Generalization Bound and New Algorithm for Clean-Label Backdoor Attack
This addresses the lack of theoretical understanding for backdoor attacks in machine learning security, offering insights for researchers and practitioners, though it is incremental in building on existing attack frameworks.
The paper establishes the first generalization bounds for clean-label backdoor attacks, providing upper bounds for clean and poison population errors based on empirical error, and proposes a new attack method combining adversarial noise and indiscriminate poison, showing effectiveness in various settings.

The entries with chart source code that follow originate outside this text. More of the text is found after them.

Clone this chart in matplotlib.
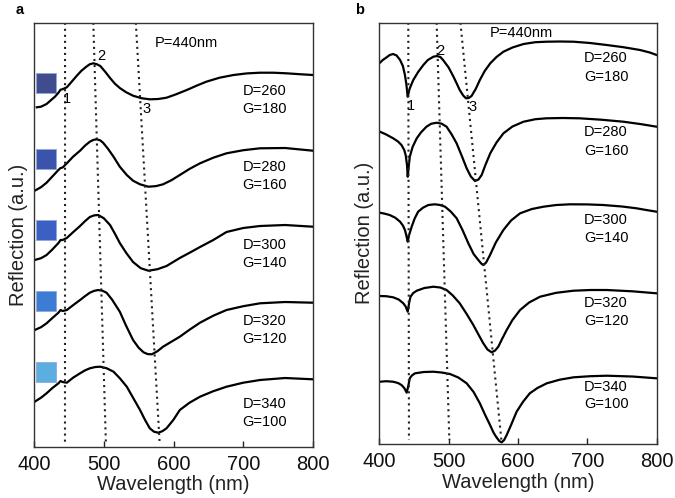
import matplotlib
matplotlib.use("Agg")
import matplotlib.pyplot as plt
from matplotlib.patches import Rectangle

plt.rcParams['font.family'] = ['Liberation Sans', 'DejaVu Sans']

# panel a: wavelength (nm) and offset reflection (a.u.)
a_wl = [
    [404, 410, 418, 425, 430, 435, 438, 441, 447, 454, 461, 468, 475, 480, 485, 490, 495, 502, 509, 516, 523, 532, 542, 554, 566, 578, 590, 604, 619, 633, 647, 666, 686, 705, 724, 743, 762, 781, 800],
    [401, 410, 418, 426, 435, 438, 441, 447, 456, 466, 473, 480, 485, 490, 495, 499, 506, 514, 523, 533, 542, 552, 564, 575, 585, 597, 609, 623, 638, 657, 676, 700, 724, 760, 800],
    [401, 410, 418, 426, 435, 438, 441, 447, 456, 466, 473, 480, 486, 492, 500, 509, 516, 523, 532, 542, 553, 564, 577, 590, 609, 625, 638, 657, 676, 700, 724, 760, 800],
    [401, 410, 418, 426, 435, 438, 441, 447, 456, 466, 473, 480, 486, 492, 498, 504, 512, 523, 532, 542, 550, 557, 563, 569, 577, 585, 597, 609, 623, 638, 657, 676, 700, 724, 760, 800],
    [401, 410, 418, 426, 435, 438, 441, 447, 456, 466, 473, 480, 488, 495, 504, 514, 523, 533, 542, 552, 559, 566, 572, 578, 584, 590, 600, 609, 623, 638, 657, 676, 700, 724, 760, 800],
]
a_refl = [
    [339.4, 340, 342.7, 347, 350, 354, 357, 357.5, 359.4, 365, 370.7, 376, 380, 382.5, 383.4, 382.5, 380.7, 375, 368.7, 363, 358.7, 354.5, 351, 348.5, 347.4, 347.7, 349, 352.5, 356.7, 361, 365, 369, 371.7, 373.3, 374, 374, 373.4, 372.5, 371.7],
    [256, 259.5, 264, 270, 276.7, 278.7, 279.2, 283.4, 290, 296, 301, 305, 306.8, 307.4, 306.3, 304, 298, 290, 280, 271.7, 266, 262.4, 260, 260.6, 262.4, 266.5, 271.7, 277.8, 283.4, 289, 293.4, 296.5, 298.4, 298.7, 296],
    [186.7, 188.5, 191.7, 197, 203.7, 206.7, 206.7, 208.7, 214.5, 220.7, 225.5, 229.7, 231.3, 231.7, 228.5, 221.7, 213, 203.7, 194, 184.7, 178.5, 176, 177.5, 180.7, 188.7, 194.7, 199.7, 206.7, 214.7, 218.7, 220.7, 221.7, 220],
    [116.7, 119.5, 123.4, 128.5, 134, 136.7, 135.7, 136.7, 141.5, 146.7, 150.5, 154, 155.8, 156.7, 156, 154, 147, 135, 121, 106.7, 99, 94.4, 92.6, 92.4, 95.5, 100, 105, 110, 117, 124, 131, 136.7, 140.5, 143.4, 144.7, 144],
    [45, 49, 53.4, 58.5, 63.4, 65.7, 64.7, 64, 69, 73.4, 76.3, 78.4, 79.7, 80, 78.5, 75, 68.5, 60, 49, 36.7, 27, 18.4, 15, 14, 15.5, 18.4, 27, 36.7, 44, 50, 55.5, 60, 64, 66.7, 68.7, 67.4],
]

# panel b
b_wl = [
    [401, 405, 410.6, 415, 420, 425, 430, 434, 437, 439, 441, 442.5, 444, 449, 456, 463.5, 470, 478, 483, 488, 492, 500, 507, 512, 516, 521, 525, 529, 533, 539, 545, 552, 560, 569, 579, 592, 608, 625, 641, 660, 680, 704, 728, 752, 776, 790, 800],
    [401, 410, 420, 427, 432, 436, 438, 440, 441, 442.5, 444, 448, 454, 460, 468, 475, 483, 490, 497, 504, 511.5, 519, 526, 532, 538, 543, 547.6, 553, 560, 569, 579, 592, 608, 625, 641, 665, 689, 720, 752, 776, 800],
    [401, 408, 415, 423, 430, 434, 437, 439.5, 441, 443, 446.7, 451, 456, 463, 470.7, 480, 487, 494.8, 503, 511.6, 520, 528.4, 536, 542.8, 547, 550, 554, 559.7, 568, 578.9, 590, 603, 620, 636.6, 655, 675, 700, 723, 750, 771, 785, 800],
    [401, 410, 420, 428, 434.7, 438, 441, 443, 445, 449, 454, 465, 478, 488, 497, 506, 516, 526, 535.6, 543, 550, 556, 562, 567, 571.6, 577, 583.7, 592, 603, 616, 631.8, 655, 680, 704, 728, 765, 800],
    [401, 410, 420, 427, 432, 436, 439.5, 441.5, 444, 447, 451.5, 464, 478, 490, 502, 514, 526, 536, 545, 552, 559.7, 565, 569, 573, 576.5, 580, 583.7, 590, 598, 607, 617, 628, 641.5, 660, 680, 704, 728, 765, 800],
]
b_refl = [
    [381.3, 384, 386.7, 389, 390, 388.5, 384, 378, 369, 360, 347.3, 352, 355.7, 364, 372, 379, 384, 387.3, 388, 387, 384, 376.5, 367.3, 360, 354, 348.5, 345.7, 346, 348, 355, 364, 373, 380.7, 387, 392.3, 396.5, 400, 401.8, 402.3, 402.5, 402.3, 401, 399, 396.8, 394, 391.5, 389],
    [312.3, 309.5, 305.7, 302.5, 299, 294, 289, 279, 267.3, 278, 287.3, 297, 305.7, 311.5, 317.3, 320.3, 321.3, 320.3, 317.3, 310, 300.7, 288, 275.7, 267.5, 263, 264.5, 269, 279, 290.7, 301.5, 310.7, 317.5, 322.3, 324.8, 325.7, 326, 325.7, 324.3, 322.3, 320, 317.3],
    [231.3, 230.3, 229, 226.3, 222.3, 218.5, 214, 207, 202.3, 209, 217.3, 225.5, 232.3, 236.3, 239, 239.7, 239.1, 237.3, 232.5, 225.7, 214, 200.7, 190, 184, 180.5, 179, 181.5, 189, 201.5, 214, 223.5, 230.7, 235, 237.3, 239, 239.7, 239.6, 239, 237.5, 235.7, 234, 232.3],
    [148, 147.8, 146.7, 144.5, 140.7, 137.5, 132.3, 141, 147.3, 151, 153.3, 156, 157.3, 156.5, 154, 148.5, 140.7, 130, 119, 109.5, 100.7, 94.5, 91.7, 93.5, 97.3, 105, 114, 124, 134, 141.5, 147.3, 151.2, 153.3, 154, 154, 152.7, 150.7],
    [62.3, 62.8, 62.3, 61, 59, 56, 51.3, 57, 65.7, 68.5, 70.7, 72, 72.3, 71.5, 70, 66.5, 60.7, 52, 40.7, 30, 19, 11, 6.7, 3, 1.7, 4, 9, 19, 32.3, 42, 50.7, 56, 60.7, 64.3, 66.7, 67.8, 68.3, 67.5, 65.7],
]

D_vals = [260, 280, 300, 320, 340]
G_vals = [180, 160, 140, 120, 100]

# dotted guide lines: (wavelength at top, wavelength at bottom)
a_guides = [(444.5, 444.4), (485, 503), (546, 580)]
b_guides = [(441.8, 442.8), (482.7, 501), (517, 576)]

# label positions (wavelength, a.u.)
a_num_pos = [(447.3, 347.7), (496, 390.7), (562, 337.7)]
b_num_pos = [(445.3, 338), (487.5, 393.3), (534.7, 337)]
a_D_y = [356, 279.7, 201.7, 125.7, 42.7]
a_G_y = [337.7, 261.7, 183.7, 107.7, 24.7]
b_D_y = [385.7, 311.7, 224, 141.3, 57.3]
b_G_y = [367.3, 293.3, 205.7, 123, 39.7]

sq_colors = ['#414c8e', '#3b53aa', '#3b60c2', '#3c7dd3', '#5cade0']
sq_bottom = [353.7, 277.4, 206.7, 136, 65]

fig = plt.figure(figsize=(6.75, 4.98), dpi=100)
ax1 = fig.add_axes([0.0504, 0.103, 0.4133, 0.8514])
ax2 = fig.add_axes([0.5619, 0.1084, 0.411, 0.846])


def setup(ax, ytop):
    ax.set_xlim(400, 800)
    ax.set_ylim(0, ytop)
    ax.set_xticks([400, 500, 600, 700, 800])
    ax.tick_params(axis='x', direction='in', length=4, width=1, labelsize=14.5, pad=6, colors='#222222')
    ax.tick_params(axis='x', labelcolor='#111111')
    ax.set_yticks([])
    for s in ax.spines.values():
        s.set_color('#333333')
        s.set_linewidth(1.0)
    ax.set_xlabel('Wavelength (nm)', fontsize=14.5, labelpad=1, color='#222222')
    ax.set_ylabel('Reflection (a.u.)', fontsize=14.5, labelpad=4, color='#222222')


setup(ax1, 424)
setup(ax2, 421.3)

for wl, r in zip(a_wl, a_refl):
    ax1.plot(wl, r, color='black', lw=1.6, solid_joinstyle='round')
for wl, r in zip(b_wl, b_refl):
    ax2.plot(wl, r, color='black', lw=1.6, solid_joinstyle='round')

dots = (0, (1, 1.9))
for (t, b) in a_guides:
    ax1.plot([t, b], [424, 5], color='#222222', lw=1.5, linestyle=dots)
for (t, b) in b_guides:
    ax2.plot([t, b], [421.3, 4], color='#222222', lw=1.5, linestyle=dots)

for i, (x, y) in enumerate(a_num_pos):
    ax1.text(x, y, str(i + 1), fontsize=10.5, ha='center', va='center')
for i, (x, y) in enumerate(b_num_pos):
    ax2.text(x, y, str(i + 1), fontsize=10.5, ha='center', va='center')

ax1.text(573, 403.7, 'P=440nm', fontsize=10.5, ha='left', va='center')
ax2.text(559.7, 411, 'P=440nm', fontsize=10.5, ha='left', va='center')

for d, g, yd, yg in zip(D_vals, G_vals, a_D_y, a_G_y):
    ax1.text(731, yd, 'D=%d' % d, fontsize=10.5, ha='center', va='center')
    ax1.text(731, yg, 'G=%d' % g, fontsize=10.5, ha='center', va='center')
for d, g, yd, yg in zip(D_vals, G_vals, b_D_y, b_G_y):
    ax2.text(727, yd, 'D=%d' % d, fontsize=10.5, ha='center', va='center')
    ax2.text(727, yg, 'G=%d' % g, fontsize=10.5, ha='center', va='center')

for c, y0 in zip(sq_colors, sq_bottom):
    ax1.add_patch(Rectangle((403.5, y0), 28.7, 20, facecolor=c, edgecolor='#8fa8e0', lw=0.6))

fig.text(20 / 675, 1 - 10 / 498, 'a', fontsize=10.5, fontweight='bold', ha='center', va='center')
fig.text(360 / 675, 1 - 10 / 498, 'b', fontsize=10.5, fontweight='bold', ha='center', va='center')

fig.savefig('out.png', dpi=100)
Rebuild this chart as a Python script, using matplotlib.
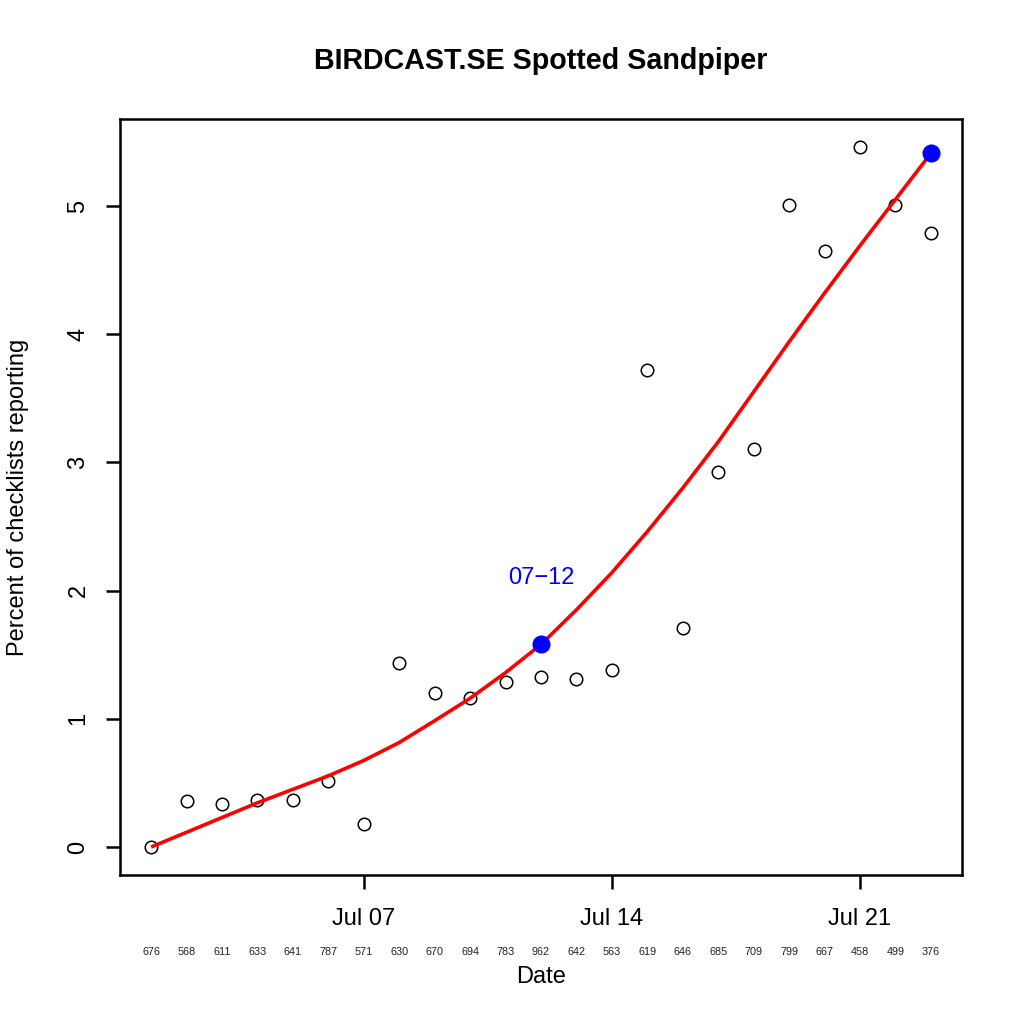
import matplotlib
matplotlib.use("Agg")
import matplotlib.pyplot as plt
import matplotlib.transforms as mtransforms

plt.rcParams['font.family'] = ['Liberation Sans', 'DejaVu Sans']

# Day of July for each observation
days = [1, 2, 3, 4, 5, 6, 7, 8, 9, 10, 11, 12, 13, 14, 15, 16, 17, 18, 19, 20, 21, 22, 23]
# Percent of checklists reporting (observed)
observed = [0.0, 0.36, 0.335, 0.365, 0.365, 0.515, 0.18, 1.435, 1.20, 1.16, 1.285, 1.325,
            1.31, 1.38, 3.72, 1.71, 2.925, 3.105, 5.01, 4.65, 5.46, 5.01, 4.79]
# Smoothed trend
smoothed = [0.0, 0.115, 0.23, 0.345, 0.45, 0.555, 0.675, 0.815, 0.985, 1.16, 1.36, 1.58,
            1.85, 2.14, 2.46, 2.80, 3.16, 3.55, 3.94, 4.32, 4.69, 5.05, 5.41]
# Number of checklists per day
checklists = [676, 568, 611, 633, 641, 787, 571, 630, 670, 694, 783, 962,
              642, 563, 619, 646, 685, 709, 799, 667, 458, 499, 376]

highlight_days = [12, 23]
highlight_vals = [1.58, 5.41]
highlight_label = "07\u221212"

tick_days = [7, 14, 21]
tick_labels = ["Jul 07", "Jul 14", "Jul 21"]
y_ticks = [0, 1, 2, 3, 4, 5]

fig = plt.figure(figsize=(10.24, 10.24), dpi=100)
ax = fig.add_axes([120 / 1024, 149 / 1024, 842 / 1024, 756 / 1024])

ax.plot(days, observed, linestyle='none', marker='o', markersize=9,
        markerfacecolor='none', markeredgecolor='black', markeredgewidth=1.1)
ax.plot(days, smoothed, color='red', linewidth=2.6, solid_capstyle='butt')
ax.plot(highlight_days, highlight_vals, linestyle='none', marker='o', markersize=12,
        color='blue')
ax.text(highlight_days[0], highlight_vals[0] + 0.52, highlight_label, color='blue',
        fontsize=17, ha='center', va='center')

pad_x = (days[-1] - days[0]) * 0.04
ax.set_xlim(days[0] - pad_x, days[-1] + pad_x)
y_max = max(observed)
ax.set_ylim(-0.04 * y_max, y_max * 1.04)

ax.set_xticks(tick_days)
ax.set_xticklabels(tick_labels)
ax.set_yticks(y_ticks)
ax.set_yticklabels([str(v) for v in y_ticks], rotation=90, va='center')
ax.tick_params(axis='both', length=10, width=1.8, labelsize=17, direction='out')
ax.tick_params(axis='x', pad=14)
ax.tick_params(axis='y', pad=12)
for spine in ax.spines.values():
    spine.set_linewidth(1.8)

# checklist counts under the axis
trans = mtransforms.blended_transform_factory(ax.transData, ax.transAxes)
for d, n in zip(days, checklists):
    ax.text(d, -0.102, str(n), transform=trans, fontsize=7.8, ha='center', va='center',
            color='#222222')

fig.text(541 / 1024, 1 - 61 / 1024, "BIRDCAST.SE Spotted Sandpiper", fontsize=20.6,
         fontweight='bold', ha='center', va='center')
fig.text(541 / 1024, 1 - 977 / 1024, "Date", fontsize=17, ha='center', va='center')
fig.text(18 / 1024, 1 - 497 / 1024, "Percent of checklists reporting", fontsize=17,
         rotation=90, ha='center', va='center')

fig.savefig("out.png", dpi=100)
plt.close(fig)
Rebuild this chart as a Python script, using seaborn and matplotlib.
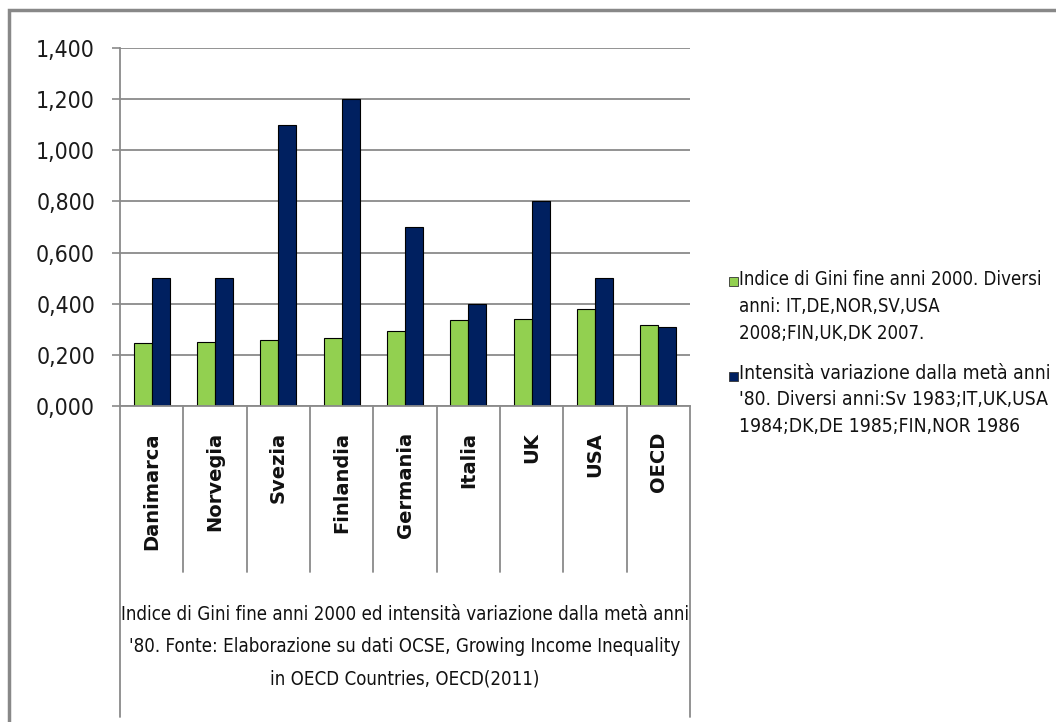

The generalization bound is a crucial theoretical tool for assessing the generalizability of learning methods and there exist vast literatures on generalizability of normal learning, adversarial learning, and data poisoning. Unlike other data poison attacks, the backdoor attack has the special property that the poisoned triggers are contained in both the training set and the test set and the purpose of the attack is two-fold. To our knowledge, the generalization bound for the backdoor attack has not been established. In this paper, we fill this gap by deriving algorithm-independent generalization bounds in the clean-label backdoor attack scenario. Precisely, based on the goals of backdoor attack, we give upper bounds for the clean sample population errors and the poison population errors in terms of the empirical error on the poisoned training dataset. Furthermore, based on the theoretical result, a new clean-label backdoor attack is proposed that computes the poisoning trigger by combining adversarial noise and indiscriminate poison. We show its effectiveness in a variety of settings.